18 yaşına geldiğinde ise parmaklarını kullanarak kâğıt üzerinde resim yapmanın yanı sıra, kartona yağlı boya ile eserler yaratmaya başlamıştır. Zamanla, yağlı boyayı akrilik boyalarla değiştirmiş ve tuvali resimlerinde kullanmaya başlamıştır. Ellerini, gözleri gibi kullanarak, sanatını geliştirmiştir. Sanatla ilgili bir eğitim almamış, babasının anlatımıyla dünyayı tanımlamıştır. Armağan, görsel dünyayı anlamak için dokunsal algılarını kullanmaya başlamış ve zihinsel görselleştirme yöntemiyle kendine özgü bir resim dili oluşturmuştur.

Eşref Armağan'ın eseri (Fotoğraf: gzt)
Sanat Kariyeri ve Çalışmaları
Eşref Armağan, yıllar içinde sayısız sergiye katılmış, yeteneği uluslararası belgesellere konu olan önemli bir sanatçı haline gelmiştir. Resimlerinde figüratif anlatım tarzını benimsemiş, canlı renkler ve derinlikli kompozisyonlar kullanmıştır. Boya tüplerini belirli bir sıraya göre dizerek resimlerini yapmaktadır. Renkleri genellikle koyu tonlarda alıp, beyaz ile açarak kullanır. Işık ve gölgeyi ise çevresindekilerin önerileri doğrultusunda, açık ve koyu tonlarla oluşturarak eserlerine yansıtmaktadır. Karanlığın siyah, ışığın ise beyaz olduğuna inanan ve bu bilgiyi uygulayan Armağan, resim yaparken hem ellerini hem de gerektiğinde fırçaları kullanmaktadır. Onun resimleri birer içsel yolculuk anlamı taşımaktadır. Resim yapmak için sadece gözlere değil, elin ve zihnin gücüne dayanan bir yaratım biçimi benimsemiştir.

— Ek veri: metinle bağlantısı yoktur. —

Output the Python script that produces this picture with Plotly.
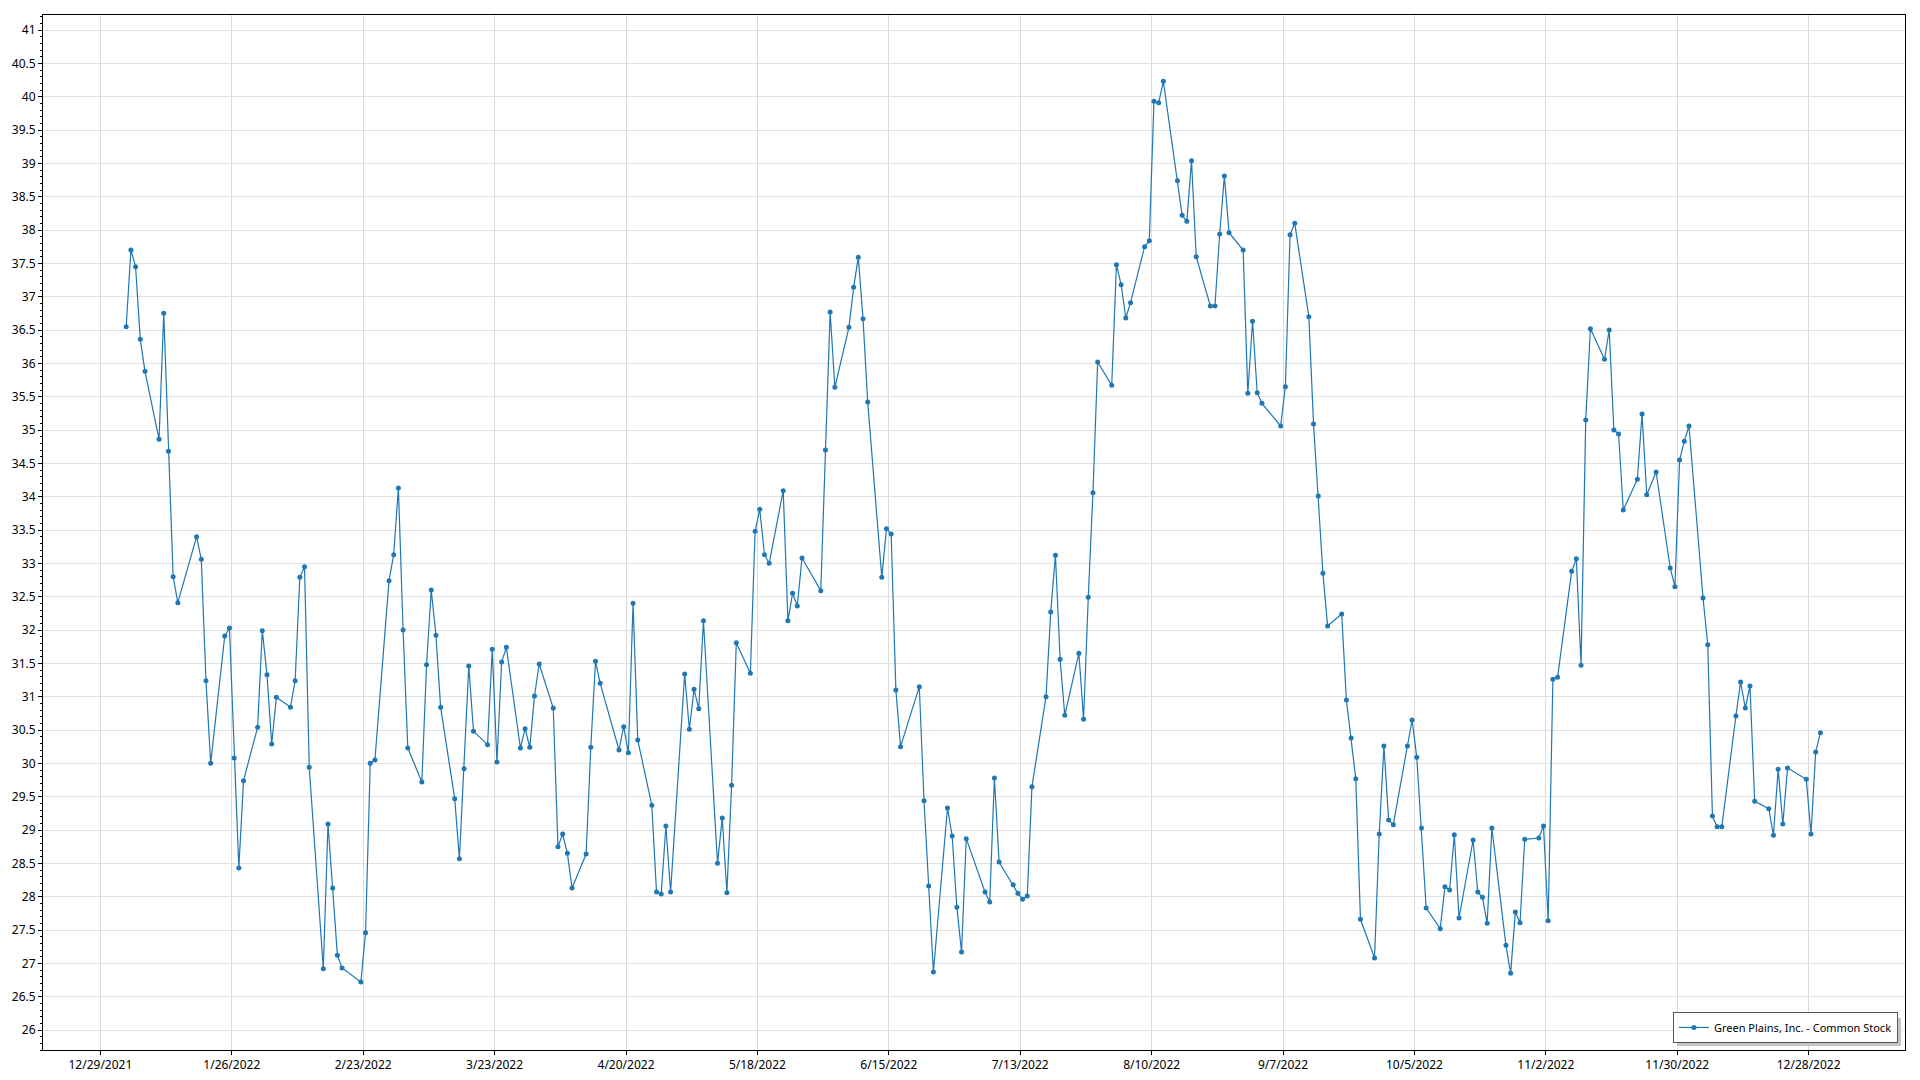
import pandas as pd
import plotly.graph_objects as go

series_name = "Green Plains, Inc. - Common Stock"

dates = [
    "2022-01-03", "2022-01-04", "2022-01-05", "2022-01-06", "2022-01-07",
    "2022-01-10", "2022-01-11", "2022-01-12", "2022-01-13", "2022-01-14",
    "2022-01-18", "2022-01-19", "2022-01-20", "2022-01-21",
    "2022-01-24", "2022-01-25", "2022-01-26", "2022-01-27", "2022-01-28",
    "2022-01-31", "2022-02-01", "2022-02-02", "2022-02-03", "2022-02-04",
    "2022-02-07", "2022-02-08", "2022-02-09", "2022-02-10", "2022-02-11",
    "2022-02-14", "2022-02-15", "2022-02-16", "2022-02-17", "2022-02-18",
    "2022-02-22", "2022-02-23", "2022-02-24", "2022-02-25",
    "2022-02-28", "2022-03-01", "2022-03-02", "2022-03-03", "2022-03-04",
    "2022-03-07", "2022-03-08", "2022-03-09", "2022-03-10", "2022-03-11",
    "2022-03-14", "2022-03-15", "2022-03-16", "2022-03-17", "2022-03-18",
    "2022-03-21", "2022-03-22", "2022-03-23", "2022-03-24", "2022-03-25",
    "2022-03-28", "2022-03-29", "2022-03-30", "2022-03-31", "2022-04-01",
    "2022-04-04", "2022-04-05", "2022-04-06", "2022-04-07", "2022-04-08",
    "2022-04-11", "2022-04-12", "2022-04-13", "2022-04-14",
    "2022-04-18", "2022-04-19", "2022-04-20", "2022-04-21", "2022-04-22",
    "2022-04-25", "2022-04-26", "2022-04-27", "2022-04-28", "2022-04-29",
    "2022-05-02", "2022-05-03", "2022-05-04", "2022-05-05", "2022-05-06",
    "2022-05-09", "2022-05-10", "2022-05-11", "2022-05-12", "2022-05-13",
    "2022-05-16", "2022-05-17", "2022-05-18", "2022-05-19", "2022-05-20",
    "2022-05-23", "2022-05-24", "2022-05-25", "2022-05-26", "2022-05-27",
    "2022-05-31", "2022-06-01", "2022-06-02", "2022-06-03",
    "2022-06-06", "2022-06-07", "2022-06-08", "2022-06-09", "2022-06-10",
    "2022-06-13", "2022-06-14", "2022-06-15", "2022-06-16", "2022-06-17",
    "2022-06-21", "2022-06-22", "2022-06-23", "2022-06-24",
    "2022-06-27", "2022-06-28", "2022-06-29", "2022-06-30", "2022-07-01",
    "2022-07-05", "2022-07-06", "2022-07-07", "2022-07-08",
    "2022-07-11", "2022-07-12", "2022-07-13", "2022-07-14", "2022-07-15",
    "2022-07-18", "2022-07-19", "2022-07-20", "2022-07-21", "2022-07-22",
    "2022-07-25", "2022-07-26", "2022-07-27", "2022-07-28", "2022-07-29",
    "2022-08-01", "2022-08-02", "2022-08-03", "2022-08-04", "2022-08-05",
    "2022-08-08", "2022-08-09", "2022-08-10", "2022-08-11", "2022-08-12",
    "2022-08-15", "2022-08-16", "2022-08-17", "2022-08-18", "2022-08-19",
    "2022-08-22", "2022-08-23", "2022-08-24", "2022-08-25", "2022-08-26",
    "2022-08-29", "2022-08-30", "2022-08-31", "2022-09-01", "2022-09-02",
    "2022-09-06", "2022-09-07", "2022-09-08", "2022-09-09",
    "2022-09-12", "2022-09-13", "2022-09-14", "2022-09-15", "2022-09-16",
    "2022-09-19", "2022-09-20", "2022-09-21", "2022-09-22", "2022-09-23",
    "2022-09-26", "2022-09-27", "2022-09-28", "2022-09-29", "2022-09-30",
    "2022-10-03", "2022-10-04", "2022-10-05", "2022-10-06", "2022-10-07",
    "2022-10-10", "2022-10-11", "2022-10-12", "2022-10-13", "2022-10-14",
    "2022-10-17", "2022-10-18", "2022-10-19", "2022-10-20", "2022-10-21",
    "2022-10-24", "2022-10-25", "2022-10-26", "2022-10-27", "2022-10-28",
    "2022-10-31", "2022-11-01", "2022-11-02", "2022-11-03", "2022-11-04",
    "2022-11-07", "2022-11-08", "2022-11-09", "2022-11-10", "2022-11-11",
    "2022-11-14", "2022-11-15", "2022-11-16", "2022-11-17", "2022-11-18",
    "2022-11-21", "2022-11-22", "2022-11-23", "2022-11-25",
    "2022-11-28", "2022-11-29", "2022-11-30", "2022-12-01", "2022-12-02",
    "2022-12-05", "2022-12-06", "2022-12-07", "2022-12-08", "2022-12-09",
    "2022-12-12", "2022-12-13", "2022-12-14", "2022-12-15", "2022-12-16",
    "2022-12-19", "2022-12-20", "2022-12-21", "2022-12-22", "2022-12-23",
    "2022-12-27", "2022-12-28", "2022-12-29", "2022-12-30",
]

prices = [
    36.55, 37.70, 37.45, 36.36, 35.88,
    34.86, 36.75, 34.68, 32.80, 32.41,
    33.40, 33.06, 31.24, 30.00,
    31.91, 32.03, 30.08, 28.43, 29.74,
    30.54, 31.99, 31.33, 30.29, 30.99,
    30.84, 31.24, 32.79, 32.95, 29.94,
    26.92, 29.09, 28.13, 27.12, 26.93,
    26.72, 27.46, 30.00, 30.05,
    32.74, 33.13, 34.13, 32.00, 30.23,
    29.72, 31.48, 32.60, 31.92, 30.84,
    29.47, 28.57, 29.92, 31.46, 30.48,
    30.28, 31.71, 30.02, 31.52, 31.74,
    30.23, 30.52, 30.24, 31.01, 31.49,
    30.83, 28.75, 28.94, 28.65, 28.13,
    28.64, 30.24, 31.53, 31.20,
    30.20, 30.55, 30.16, 32.40, 30.35,
    29.37, 28.07, 28.04, 29.06, 28.07,
    31.34, 30.51, 31.11, 30.82, 32.14,
    28.50, 29.18, 28.06, 29.67, 31.81,
    31.35, 33.48, 33.81, 33.13, 33.00,
    34.09, 32.14, 32.55, 32.36, 33.08,
    32.59, 34.70, 36.77, 35.64,
    36.54, 37.14, 37.59, 36.67, 35.42,
    32.79, 33.52, 33.44, 31.10, 30.25,
    31.15, 29.44, 28.16, 26.87,
    29.33, 28.91, 27.84, 27.17, 28.87,
    28.07, 27.92, 29.78, 28.52,
    28.18, 28.05, 27.96, 28.01, 29.65,
    31.00, 32.27, 33.12, 31.56, 30.72,
    31.65, 30.66, 32.49, 34.06, 36.02,
    35.67, 37.48, 37.18, 36.68, 36.91,
    37.75, 37.84, 39.93, 39.91, 40.23,
    38.74, 38.22, 38.13, 39.04, 37.60,
    36.86, 36.86, 37.94, 38.81, 37.96,
    37.70, 35.55, 36.63, 35.56, 35.40,
    35.06, 35.65, 37.93, 38.10,
    36.70, 35.09, 34.01, 32.85, 32.06,
    32.24, 30.95, 30.38, 29.77, 27.66,
    27.08, 28.94, 30.26, 29.15, 29.08,
    30.26, 30.65, 30.09, 29.03, 27.83,
    27.52, 28.15, 28.10, 28.93, 27.68,
    28.85, 28.07, 27.99, 27.60, 29.03,
    27.27, 26.85, 27.77, 27.61, 28.86,
    28.88, 29.06, 27.64, 31.26, 31.29,
    32.88, 33.07, 31.47, 35.15, 36.52,
    36.06, 36.50, 35.00, 34.94, 33.80,
    34.26, 35.24, 34.03, 34.37,
    32.93, 32.65, 34.55, 34.83, 35.06,
    32.48, 31.78, 29.21, 29.05, 29.05,
    30.71, 31.22, 30.83, 31.16, 29.43,
    29.32, 28.92, 29.91, 29.09, 29.93,
    29.76, 28.94, 30.17, 30.46,
]

# points are plotted at mid-day of each trading date
x_vals = pd.to_datetime(dates) + pd.Timedelta(hours=12)

color = "#1f77b4"
font_family = "Segoe UI, Noto Sans, Open Sans, sans-serif"

fig = go.Figure()
fig.add_trace(go.Scatter(
    x=x_vals, y=prices, mode="lines+markers", name=series_name,
    line=dict(color=color, width=1.2),
    marker=dict(color=color, size=5),
))

fig.update_layout(
    width=1920, height=1080,
    margin=dict(l=43, r=15, t=15, b=30),
    paper_bgcolor="white", plot_bgcolor="white",
    font=dict(family=font_family, size=12, color="#000000"),
    showlegend=True,
    legend=dict(
        x=0.9962, y=0.0068, xanchor="right", yanchor="bottom",
        bgcolor="white", bordercolor="#555555", borderwidth=1,
        font=dict(size=11, color="#000000"),
    ),
    shapes=[dict(
        type="rect", xref="paper", yref="paper",
        x0=0.8776, x1=0.9979, y0=0.0039, y1=0.0309,
        fillcolor="#c4c4c4", line=dict(width=0), layer="above",
    )],
)

fig.update_xaxes(
    type="date", automargin=False,
    range=["2021-12-16 18:30", "2023-01-17 12:45"],
    tick0="2021-12-29", dtick=28 * 86400000,
    tickformat="%-m/%-d/%Y",
    showgrid=True, gridcolor="#dadada", gridwidth=1,
    showline=True, linecolor="#000000", linewidth=1, mirror=True,
    ticks="outside", ticklen=4, tickcolor="#000000",
    zeroline=False,
)
fig.update_yaxes(
    automargin=False,
    range=[25.7, 41.225],
    tick0=26, dtick=0.5,
    showgrid=True, gridcolor="#e2e2e2", gridwidth=1,
    showline=True, linecolor="#000000", linewidth=1, mirror=True,
    ticks="outside", ticklen=4, tickcolor="#000000",
    minor=dict(dtick=0.1, ticks="outside", ticklen=2, tickcolor="#000000", showgrid=False),
    zeroline=False,
)

fig.write_html(
    "out.html",
    config={"displayModeBar": False},
    post_script="document.body.style.margin='0';",
)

Eşref Armağan'ın eseri (Fotoğraf: gzt)
Eşref Armağan, Harvard Üniversitesi tarafından çizim yapma yönteminin incelenmesi amacıyla davet edilmiştir. Bu süreçte, Manyetik Rezonans (MR) cihazına alınarak görme alanı ve beyin fonksiyonları incelenmiştir. Kendisine 20’den fazla farklı nesne verilmiş ve her birini 18 saniye dokunarak inceledikten sonra çizmesi istenmiştir. Çizimlerini tamamladığında, üniversitenin nöroloji bilim dalında görevli profesörler, bir nesneye dokunduğunda beynindeki görsel algılama bölgesinin aktif hale geldiğini gözlemlemiştir. Bu araştırma sonucunda, parmak uçlarının adeta bir görme fonksiyonu gibi çalıştığı bilimsel olarak kanıtlanmıştır.
Eşref Armağan, Milli muharip uçağı KAAN'ı çiziyor (Video: Turkishaerospace)
Katkıları ve Başarıları
Eşref Armağan’ın sanatı yalnızca kendi alanındaki başarılarıyla değil, aynı zamanda toplumsal katkılarıyla da dikkat çekmektedir. Görme engelli bireylerin sanat dünyasında varlık gösterme imkanlarını artırmaya yönelik çalışmalar yapmış, bu kişilerin yaratıcı potansiyellerini ortaya koymalarını sağlamıştır. Engellilik durumunun, yaratıcılığı sınırlamadığını, aksine bazen onu özgürleştirdiğini savunmuştur. Sanatçı, engelli bireylerin sanata ve topluma katılımını teşvik eden birçok projeye imza atmış, kendi tecrübeleriyle başkalarına ilham vermiştir.